=== Aim ===
Select lines where the word "with" appears.

··· Records provided ···

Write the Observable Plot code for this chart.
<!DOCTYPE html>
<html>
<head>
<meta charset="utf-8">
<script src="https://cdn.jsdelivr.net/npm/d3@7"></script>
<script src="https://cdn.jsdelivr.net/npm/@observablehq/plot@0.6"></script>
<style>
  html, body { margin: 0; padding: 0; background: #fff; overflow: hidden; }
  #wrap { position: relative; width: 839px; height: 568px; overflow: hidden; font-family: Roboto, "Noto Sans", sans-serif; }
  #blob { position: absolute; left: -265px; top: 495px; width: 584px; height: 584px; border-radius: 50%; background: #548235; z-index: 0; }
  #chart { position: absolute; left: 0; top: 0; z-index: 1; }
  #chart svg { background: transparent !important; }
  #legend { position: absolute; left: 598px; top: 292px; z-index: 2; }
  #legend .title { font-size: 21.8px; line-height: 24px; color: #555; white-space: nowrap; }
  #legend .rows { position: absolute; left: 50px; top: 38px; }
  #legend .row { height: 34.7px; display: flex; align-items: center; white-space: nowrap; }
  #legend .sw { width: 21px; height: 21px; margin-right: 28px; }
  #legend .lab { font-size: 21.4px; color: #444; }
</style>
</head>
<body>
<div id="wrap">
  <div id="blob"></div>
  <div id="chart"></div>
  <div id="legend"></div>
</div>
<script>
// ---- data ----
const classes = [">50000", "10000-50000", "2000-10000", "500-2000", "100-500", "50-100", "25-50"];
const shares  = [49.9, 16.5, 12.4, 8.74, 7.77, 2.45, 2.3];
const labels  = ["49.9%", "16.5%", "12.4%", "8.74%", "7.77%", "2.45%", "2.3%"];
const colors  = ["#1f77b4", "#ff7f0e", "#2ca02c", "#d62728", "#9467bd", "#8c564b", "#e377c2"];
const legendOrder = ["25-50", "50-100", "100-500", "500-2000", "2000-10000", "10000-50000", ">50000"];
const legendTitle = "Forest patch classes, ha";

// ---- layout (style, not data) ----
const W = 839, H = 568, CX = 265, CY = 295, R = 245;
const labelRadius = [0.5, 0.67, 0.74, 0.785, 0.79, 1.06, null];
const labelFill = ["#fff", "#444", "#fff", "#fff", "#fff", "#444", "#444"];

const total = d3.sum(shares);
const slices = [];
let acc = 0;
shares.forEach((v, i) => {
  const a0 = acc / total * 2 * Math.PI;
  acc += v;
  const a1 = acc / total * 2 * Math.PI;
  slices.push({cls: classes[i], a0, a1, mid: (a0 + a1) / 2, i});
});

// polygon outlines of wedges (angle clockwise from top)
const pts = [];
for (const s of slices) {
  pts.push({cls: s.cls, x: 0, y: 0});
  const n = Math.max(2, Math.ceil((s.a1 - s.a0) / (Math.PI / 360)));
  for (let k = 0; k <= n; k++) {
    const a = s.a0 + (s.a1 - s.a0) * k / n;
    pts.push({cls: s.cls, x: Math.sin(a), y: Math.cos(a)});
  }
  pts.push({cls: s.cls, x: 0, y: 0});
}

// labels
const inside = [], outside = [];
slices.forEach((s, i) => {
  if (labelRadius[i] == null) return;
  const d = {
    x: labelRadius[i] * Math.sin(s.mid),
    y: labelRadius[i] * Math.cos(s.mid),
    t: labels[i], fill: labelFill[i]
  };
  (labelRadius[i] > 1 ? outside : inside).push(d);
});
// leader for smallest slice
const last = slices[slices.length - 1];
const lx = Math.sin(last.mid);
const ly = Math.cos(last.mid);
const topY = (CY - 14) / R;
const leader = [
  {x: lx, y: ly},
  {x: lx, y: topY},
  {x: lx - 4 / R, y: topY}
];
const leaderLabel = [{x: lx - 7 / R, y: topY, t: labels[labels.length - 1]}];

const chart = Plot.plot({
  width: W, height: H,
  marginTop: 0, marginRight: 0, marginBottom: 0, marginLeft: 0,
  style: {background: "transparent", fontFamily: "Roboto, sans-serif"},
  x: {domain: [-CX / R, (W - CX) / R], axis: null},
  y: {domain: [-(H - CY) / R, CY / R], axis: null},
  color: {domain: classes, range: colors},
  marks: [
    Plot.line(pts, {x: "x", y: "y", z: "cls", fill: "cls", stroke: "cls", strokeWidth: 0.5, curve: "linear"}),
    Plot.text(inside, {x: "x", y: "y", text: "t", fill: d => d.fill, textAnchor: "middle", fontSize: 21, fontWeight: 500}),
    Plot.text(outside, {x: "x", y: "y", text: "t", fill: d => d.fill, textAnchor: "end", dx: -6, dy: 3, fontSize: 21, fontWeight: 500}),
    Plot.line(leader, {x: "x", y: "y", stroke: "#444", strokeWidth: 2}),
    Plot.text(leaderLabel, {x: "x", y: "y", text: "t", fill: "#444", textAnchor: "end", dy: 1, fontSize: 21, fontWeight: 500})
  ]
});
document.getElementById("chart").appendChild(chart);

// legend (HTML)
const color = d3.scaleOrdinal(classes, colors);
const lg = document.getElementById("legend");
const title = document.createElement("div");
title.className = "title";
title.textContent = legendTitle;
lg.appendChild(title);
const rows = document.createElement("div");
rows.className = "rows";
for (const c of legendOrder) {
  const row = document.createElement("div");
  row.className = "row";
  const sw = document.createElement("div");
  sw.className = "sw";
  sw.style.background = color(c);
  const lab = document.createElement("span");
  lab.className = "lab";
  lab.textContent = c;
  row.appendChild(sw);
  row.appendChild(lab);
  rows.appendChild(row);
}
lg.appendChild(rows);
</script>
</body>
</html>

···
··· Records provided ···

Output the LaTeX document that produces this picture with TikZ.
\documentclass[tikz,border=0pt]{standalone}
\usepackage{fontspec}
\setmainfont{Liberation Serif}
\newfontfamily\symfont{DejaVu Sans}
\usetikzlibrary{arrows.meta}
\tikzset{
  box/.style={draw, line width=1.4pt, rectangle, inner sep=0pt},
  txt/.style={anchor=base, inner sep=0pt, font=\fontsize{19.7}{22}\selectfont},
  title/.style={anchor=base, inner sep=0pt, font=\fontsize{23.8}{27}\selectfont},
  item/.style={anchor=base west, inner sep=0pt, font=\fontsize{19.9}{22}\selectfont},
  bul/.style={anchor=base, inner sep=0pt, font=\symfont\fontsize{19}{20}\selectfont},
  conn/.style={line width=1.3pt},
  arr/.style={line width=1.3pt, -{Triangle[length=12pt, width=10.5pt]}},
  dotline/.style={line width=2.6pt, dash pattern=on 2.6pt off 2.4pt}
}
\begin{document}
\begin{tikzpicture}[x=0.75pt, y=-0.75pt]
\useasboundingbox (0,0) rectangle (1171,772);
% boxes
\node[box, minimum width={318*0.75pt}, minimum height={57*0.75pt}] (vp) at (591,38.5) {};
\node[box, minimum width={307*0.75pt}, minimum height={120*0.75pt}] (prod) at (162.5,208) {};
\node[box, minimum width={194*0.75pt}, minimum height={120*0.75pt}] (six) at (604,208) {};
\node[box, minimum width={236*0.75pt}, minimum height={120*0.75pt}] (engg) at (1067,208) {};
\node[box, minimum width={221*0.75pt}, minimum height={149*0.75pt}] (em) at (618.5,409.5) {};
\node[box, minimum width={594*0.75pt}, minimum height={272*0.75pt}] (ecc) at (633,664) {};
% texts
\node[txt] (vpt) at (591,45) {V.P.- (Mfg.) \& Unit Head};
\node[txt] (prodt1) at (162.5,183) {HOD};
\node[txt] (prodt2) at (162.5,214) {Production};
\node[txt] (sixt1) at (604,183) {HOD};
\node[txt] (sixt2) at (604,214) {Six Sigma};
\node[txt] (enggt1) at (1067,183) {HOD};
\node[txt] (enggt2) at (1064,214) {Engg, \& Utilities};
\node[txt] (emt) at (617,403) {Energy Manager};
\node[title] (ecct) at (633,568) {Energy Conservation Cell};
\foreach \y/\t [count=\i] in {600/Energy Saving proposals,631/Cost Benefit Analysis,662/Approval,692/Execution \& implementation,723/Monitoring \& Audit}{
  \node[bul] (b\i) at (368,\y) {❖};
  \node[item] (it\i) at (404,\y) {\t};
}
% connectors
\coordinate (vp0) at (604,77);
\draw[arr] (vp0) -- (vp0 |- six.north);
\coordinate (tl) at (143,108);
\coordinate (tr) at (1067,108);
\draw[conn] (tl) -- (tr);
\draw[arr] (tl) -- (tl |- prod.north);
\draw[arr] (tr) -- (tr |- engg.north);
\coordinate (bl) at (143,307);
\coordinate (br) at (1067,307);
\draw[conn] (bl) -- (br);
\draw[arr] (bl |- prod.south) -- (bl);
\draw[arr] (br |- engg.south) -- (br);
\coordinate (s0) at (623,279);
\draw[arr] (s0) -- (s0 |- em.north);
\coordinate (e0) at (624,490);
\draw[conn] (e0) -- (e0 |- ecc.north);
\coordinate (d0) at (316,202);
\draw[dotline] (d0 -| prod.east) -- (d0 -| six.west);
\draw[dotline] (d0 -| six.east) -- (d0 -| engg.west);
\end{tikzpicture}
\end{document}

···
··· Records provided ···

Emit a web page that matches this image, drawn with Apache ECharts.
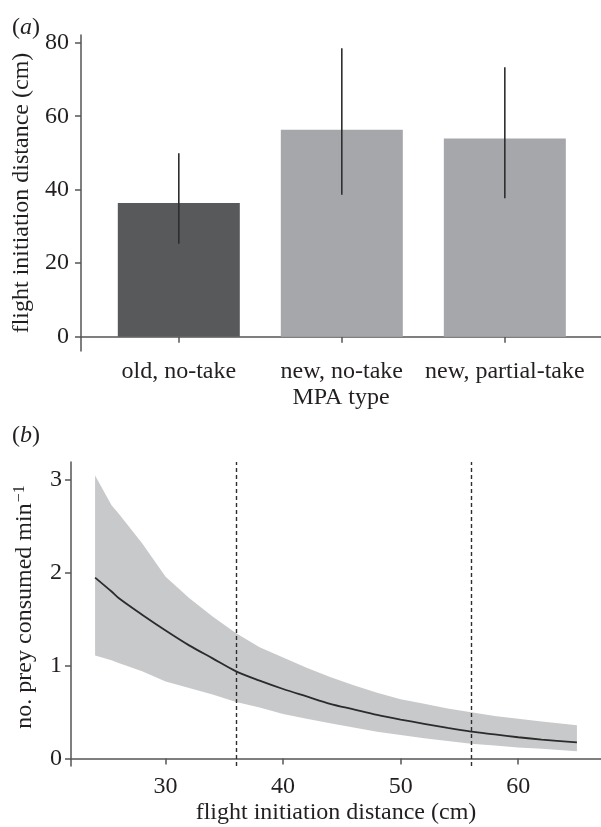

···

=== Full solution ===
Output the LaTeX document that produces this picture with TikZ.
Emit a web page that matches this image, drawn with Apache ECharts.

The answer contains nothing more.